My daughter informed me that yesterday, on social media, was #ThankfulThursday. So she asked me for a photo of what I am thankful for. For one thing, I am terribly grateful for my daughter—I would definitely post her picture in neon lights if possible because she is the one who handles the world of instagramming, tweeting, facebooking, and anything else social, for my book Mr. Zip and The Capital Z. Without her, I would be lost. I can barely make it through the maze of Facebook without spending hours of reading, laughing, and responding—hours I can hardly spare. But seriously, I asked her to post these pictures from Mother’s Day—for those were sweet moments with my children and grandchildren, and my husband, Jerry—he’s taking the photos.
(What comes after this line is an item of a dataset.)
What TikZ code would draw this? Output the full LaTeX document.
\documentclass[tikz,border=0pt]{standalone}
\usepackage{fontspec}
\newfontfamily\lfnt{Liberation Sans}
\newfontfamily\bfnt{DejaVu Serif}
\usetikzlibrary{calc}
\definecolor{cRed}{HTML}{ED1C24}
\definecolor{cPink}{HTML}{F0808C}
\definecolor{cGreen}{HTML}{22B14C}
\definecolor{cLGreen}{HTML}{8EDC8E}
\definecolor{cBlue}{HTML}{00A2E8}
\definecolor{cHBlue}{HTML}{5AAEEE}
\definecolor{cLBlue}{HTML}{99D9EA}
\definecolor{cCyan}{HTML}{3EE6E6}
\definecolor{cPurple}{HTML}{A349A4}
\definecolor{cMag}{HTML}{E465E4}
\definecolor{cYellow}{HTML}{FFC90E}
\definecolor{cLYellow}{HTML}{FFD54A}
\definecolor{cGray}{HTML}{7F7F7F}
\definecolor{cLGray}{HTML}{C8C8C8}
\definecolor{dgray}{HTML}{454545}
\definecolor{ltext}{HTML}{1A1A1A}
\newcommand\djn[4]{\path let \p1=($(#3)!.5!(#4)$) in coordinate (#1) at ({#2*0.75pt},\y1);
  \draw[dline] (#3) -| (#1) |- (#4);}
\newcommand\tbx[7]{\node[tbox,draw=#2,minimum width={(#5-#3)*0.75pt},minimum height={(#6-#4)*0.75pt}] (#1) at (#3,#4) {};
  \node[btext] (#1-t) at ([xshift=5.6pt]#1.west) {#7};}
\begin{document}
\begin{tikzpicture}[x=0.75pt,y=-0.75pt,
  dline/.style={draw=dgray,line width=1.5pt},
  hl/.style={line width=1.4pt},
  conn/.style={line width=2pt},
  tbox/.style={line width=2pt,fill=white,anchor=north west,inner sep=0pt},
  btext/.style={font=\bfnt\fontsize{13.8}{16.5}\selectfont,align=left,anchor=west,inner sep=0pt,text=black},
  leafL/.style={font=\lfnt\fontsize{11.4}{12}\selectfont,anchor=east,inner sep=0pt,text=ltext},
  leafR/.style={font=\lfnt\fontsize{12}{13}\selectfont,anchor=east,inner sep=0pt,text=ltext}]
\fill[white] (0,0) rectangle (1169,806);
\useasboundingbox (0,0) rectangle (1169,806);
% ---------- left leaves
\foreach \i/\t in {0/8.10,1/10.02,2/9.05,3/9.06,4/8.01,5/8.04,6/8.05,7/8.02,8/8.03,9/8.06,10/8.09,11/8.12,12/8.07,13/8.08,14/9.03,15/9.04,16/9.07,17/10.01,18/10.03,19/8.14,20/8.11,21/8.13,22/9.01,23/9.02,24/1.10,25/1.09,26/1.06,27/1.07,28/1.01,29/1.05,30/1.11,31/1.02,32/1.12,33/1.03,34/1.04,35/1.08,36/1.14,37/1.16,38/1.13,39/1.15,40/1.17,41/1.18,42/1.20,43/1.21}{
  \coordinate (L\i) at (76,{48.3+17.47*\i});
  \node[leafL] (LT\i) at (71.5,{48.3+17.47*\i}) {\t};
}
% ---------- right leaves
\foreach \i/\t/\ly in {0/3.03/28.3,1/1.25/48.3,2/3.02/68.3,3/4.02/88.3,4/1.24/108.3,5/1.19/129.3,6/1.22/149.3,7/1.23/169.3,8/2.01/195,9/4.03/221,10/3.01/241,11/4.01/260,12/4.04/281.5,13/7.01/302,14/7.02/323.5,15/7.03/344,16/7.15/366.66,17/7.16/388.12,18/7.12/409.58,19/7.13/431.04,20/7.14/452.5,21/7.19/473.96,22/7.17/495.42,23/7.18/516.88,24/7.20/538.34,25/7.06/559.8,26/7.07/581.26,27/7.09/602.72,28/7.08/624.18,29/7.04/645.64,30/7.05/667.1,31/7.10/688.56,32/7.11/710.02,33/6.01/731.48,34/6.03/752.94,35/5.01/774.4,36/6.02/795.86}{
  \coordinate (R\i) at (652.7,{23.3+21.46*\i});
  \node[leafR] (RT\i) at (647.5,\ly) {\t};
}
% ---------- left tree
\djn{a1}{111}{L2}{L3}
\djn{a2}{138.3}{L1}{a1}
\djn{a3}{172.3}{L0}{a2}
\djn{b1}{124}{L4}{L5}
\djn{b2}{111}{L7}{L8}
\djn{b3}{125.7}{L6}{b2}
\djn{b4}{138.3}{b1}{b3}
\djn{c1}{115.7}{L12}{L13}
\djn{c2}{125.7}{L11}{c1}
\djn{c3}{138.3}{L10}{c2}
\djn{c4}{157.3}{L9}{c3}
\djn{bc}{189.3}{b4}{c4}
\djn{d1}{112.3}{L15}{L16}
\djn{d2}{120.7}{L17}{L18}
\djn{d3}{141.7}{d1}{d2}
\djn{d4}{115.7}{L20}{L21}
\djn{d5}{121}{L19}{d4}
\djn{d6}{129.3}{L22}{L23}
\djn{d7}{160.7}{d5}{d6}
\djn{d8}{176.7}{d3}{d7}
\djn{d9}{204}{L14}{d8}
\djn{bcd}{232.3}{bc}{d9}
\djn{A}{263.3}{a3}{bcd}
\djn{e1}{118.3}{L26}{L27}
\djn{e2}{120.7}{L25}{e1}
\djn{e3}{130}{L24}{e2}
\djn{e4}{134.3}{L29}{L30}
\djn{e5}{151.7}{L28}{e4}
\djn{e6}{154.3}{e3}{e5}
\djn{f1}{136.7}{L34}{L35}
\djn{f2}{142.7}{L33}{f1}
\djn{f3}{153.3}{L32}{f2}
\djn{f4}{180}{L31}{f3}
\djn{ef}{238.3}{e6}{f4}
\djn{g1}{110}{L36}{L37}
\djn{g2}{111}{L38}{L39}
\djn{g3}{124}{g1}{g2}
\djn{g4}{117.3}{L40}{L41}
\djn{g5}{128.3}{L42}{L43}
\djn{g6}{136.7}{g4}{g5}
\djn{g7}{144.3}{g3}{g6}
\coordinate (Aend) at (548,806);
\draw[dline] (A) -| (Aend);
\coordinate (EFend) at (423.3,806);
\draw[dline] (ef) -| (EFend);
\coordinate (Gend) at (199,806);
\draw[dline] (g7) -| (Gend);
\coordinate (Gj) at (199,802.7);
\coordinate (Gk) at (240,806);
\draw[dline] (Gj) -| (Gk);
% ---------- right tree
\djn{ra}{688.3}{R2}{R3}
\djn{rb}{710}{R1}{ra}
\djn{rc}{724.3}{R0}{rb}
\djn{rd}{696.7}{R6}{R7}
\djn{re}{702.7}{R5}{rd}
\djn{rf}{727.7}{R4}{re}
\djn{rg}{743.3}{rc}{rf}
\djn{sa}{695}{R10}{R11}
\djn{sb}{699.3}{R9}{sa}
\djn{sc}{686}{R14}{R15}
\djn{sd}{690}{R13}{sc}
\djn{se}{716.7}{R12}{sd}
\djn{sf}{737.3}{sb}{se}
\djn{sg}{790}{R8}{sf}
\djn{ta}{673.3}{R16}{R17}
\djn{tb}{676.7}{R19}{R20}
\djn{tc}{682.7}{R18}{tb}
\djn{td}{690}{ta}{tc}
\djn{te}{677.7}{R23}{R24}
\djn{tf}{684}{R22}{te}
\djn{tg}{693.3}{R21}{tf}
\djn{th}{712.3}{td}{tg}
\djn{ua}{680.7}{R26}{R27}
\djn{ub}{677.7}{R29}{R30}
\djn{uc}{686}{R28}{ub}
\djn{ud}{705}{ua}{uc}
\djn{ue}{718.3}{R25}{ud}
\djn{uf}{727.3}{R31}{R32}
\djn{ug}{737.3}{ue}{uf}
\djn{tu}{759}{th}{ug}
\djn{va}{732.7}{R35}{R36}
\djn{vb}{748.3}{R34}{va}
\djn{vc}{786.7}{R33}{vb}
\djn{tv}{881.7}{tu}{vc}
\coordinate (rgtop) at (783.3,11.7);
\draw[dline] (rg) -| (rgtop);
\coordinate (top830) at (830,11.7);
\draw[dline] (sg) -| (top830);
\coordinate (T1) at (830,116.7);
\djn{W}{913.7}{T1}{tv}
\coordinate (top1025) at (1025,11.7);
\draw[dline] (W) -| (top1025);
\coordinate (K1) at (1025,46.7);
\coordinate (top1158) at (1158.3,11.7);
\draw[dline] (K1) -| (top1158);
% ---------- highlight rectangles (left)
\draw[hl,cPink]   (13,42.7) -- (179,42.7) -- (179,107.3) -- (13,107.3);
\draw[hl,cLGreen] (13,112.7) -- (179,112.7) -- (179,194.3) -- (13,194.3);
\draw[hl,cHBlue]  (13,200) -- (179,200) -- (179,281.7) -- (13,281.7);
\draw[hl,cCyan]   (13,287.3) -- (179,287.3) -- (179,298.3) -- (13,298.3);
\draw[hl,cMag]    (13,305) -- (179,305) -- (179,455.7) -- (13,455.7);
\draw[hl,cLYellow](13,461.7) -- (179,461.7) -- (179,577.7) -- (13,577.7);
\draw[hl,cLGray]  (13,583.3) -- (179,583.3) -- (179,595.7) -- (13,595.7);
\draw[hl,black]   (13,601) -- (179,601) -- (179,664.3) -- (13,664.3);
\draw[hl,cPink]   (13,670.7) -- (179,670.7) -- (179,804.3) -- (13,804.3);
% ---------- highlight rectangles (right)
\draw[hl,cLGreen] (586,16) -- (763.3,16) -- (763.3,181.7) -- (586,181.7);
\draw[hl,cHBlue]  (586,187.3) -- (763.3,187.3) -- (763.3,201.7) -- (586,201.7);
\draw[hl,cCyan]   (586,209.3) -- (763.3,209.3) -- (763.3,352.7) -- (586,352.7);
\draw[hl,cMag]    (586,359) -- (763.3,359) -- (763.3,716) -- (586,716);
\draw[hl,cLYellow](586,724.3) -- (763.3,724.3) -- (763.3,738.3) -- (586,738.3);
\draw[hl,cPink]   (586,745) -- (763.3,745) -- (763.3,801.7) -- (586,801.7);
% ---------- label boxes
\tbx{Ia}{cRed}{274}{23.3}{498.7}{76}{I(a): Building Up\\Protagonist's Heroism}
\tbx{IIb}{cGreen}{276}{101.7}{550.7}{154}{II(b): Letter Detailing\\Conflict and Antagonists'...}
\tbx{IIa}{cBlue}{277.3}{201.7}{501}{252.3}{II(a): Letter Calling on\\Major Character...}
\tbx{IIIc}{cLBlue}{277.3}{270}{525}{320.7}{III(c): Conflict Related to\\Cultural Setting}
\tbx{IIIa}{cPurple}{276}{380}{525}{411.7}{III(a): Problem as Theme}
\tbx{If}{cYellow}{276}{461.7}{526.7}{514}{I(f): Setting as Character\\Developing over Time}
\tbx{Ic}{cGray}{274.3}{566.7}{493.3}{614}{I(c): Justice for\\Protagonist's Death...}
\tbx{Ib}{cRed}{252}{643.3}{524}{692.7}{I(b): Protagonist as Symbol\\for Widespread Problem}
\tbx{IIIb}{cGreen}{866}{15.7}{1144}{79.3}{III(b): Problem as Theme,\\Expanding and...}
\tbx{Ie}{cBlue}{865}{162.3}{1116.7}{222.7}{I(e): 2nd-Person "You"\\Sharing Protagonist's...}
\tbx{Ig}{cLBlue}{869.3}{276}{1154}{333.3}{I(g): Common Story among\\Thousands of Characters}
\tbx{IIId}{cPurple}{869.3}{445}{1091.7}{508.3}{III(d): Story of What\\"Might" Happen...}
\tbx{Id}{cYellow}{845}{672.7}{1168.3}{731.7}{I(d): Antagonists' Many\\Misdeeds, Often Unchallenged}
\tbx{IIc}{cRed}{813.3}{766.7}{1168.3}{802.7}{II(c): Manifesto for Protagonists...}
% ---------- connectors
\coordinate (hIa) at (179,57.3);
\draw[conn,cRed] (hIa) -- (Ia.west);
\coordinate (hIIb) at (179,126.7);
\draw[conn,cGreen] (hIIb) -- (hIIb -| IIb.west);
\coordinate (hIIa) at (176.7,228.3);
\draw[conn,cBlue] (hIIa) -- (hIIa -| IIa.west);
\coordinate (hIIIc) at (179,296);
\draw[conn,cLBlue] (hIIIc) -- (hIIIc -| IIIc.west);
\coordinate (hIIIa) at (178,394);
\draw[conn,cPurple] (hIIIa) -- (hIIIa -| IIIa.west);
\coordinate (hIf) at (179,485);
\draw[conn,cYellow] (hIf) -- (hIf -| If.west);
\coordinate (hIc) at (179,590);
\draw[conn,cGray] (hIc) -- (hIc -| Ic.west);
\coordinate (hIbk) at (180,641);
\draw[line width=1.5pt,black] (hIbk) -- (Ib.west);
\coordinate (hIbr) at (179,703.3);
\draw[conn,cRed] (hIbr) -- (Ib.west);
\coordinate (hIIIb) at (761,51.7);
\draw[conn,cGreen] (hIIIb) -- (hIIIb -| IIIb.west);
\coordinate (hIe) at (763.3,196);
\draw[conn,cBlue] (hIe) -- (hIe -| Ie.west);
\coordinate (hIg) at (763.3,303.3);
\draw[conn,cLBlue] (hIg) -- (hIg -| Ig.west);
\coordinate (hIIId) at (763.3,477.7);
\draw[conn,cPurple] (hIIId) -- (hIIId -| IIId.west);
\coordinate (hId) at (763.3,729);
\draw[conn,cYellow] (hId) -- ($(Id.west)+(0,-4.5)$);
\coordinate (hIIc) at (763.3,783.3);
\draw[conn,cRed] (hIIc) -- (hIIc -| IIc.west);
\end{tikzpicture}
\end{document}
Mother's Day with my kids and grandkids

This past Tuesday in my blog for Mr. Zip Books, not knowing that Thursday was “thankful day” on social media, I wrote about being grateful for the gift of going to the beach almost 40 years ago, a gift that to this day is still giving many blessings. What I didn’t tell you, though, is what transpired in my heart at that moment last Saturday morning. For you see, my late husband, Marty, is the one who gave me his love for the ocean. I had gone to the beach with my youth group when I was in high school, but not much before then. My dad, who enjoyed freshwater fishing, lakes, and ponds, didn’t have much use for the sand. But in October of 1982, Marty and I took our first trip to Emerald Isle, NC, and apart from the time that we lived in California, went almost every year—even when it meant a 19 hour car trip just to get there!

Marty with Laura as an infant at Emerald Isle

Marty with Laura as an infant at Emerald Isle

But in March of 2002, Marty passed away, and as a mom of three children, ages 10, 15, and 17, there was little time to do anything but parent and follow the direction of life Marty and I had discussed before he died. There was especially no time to grieve.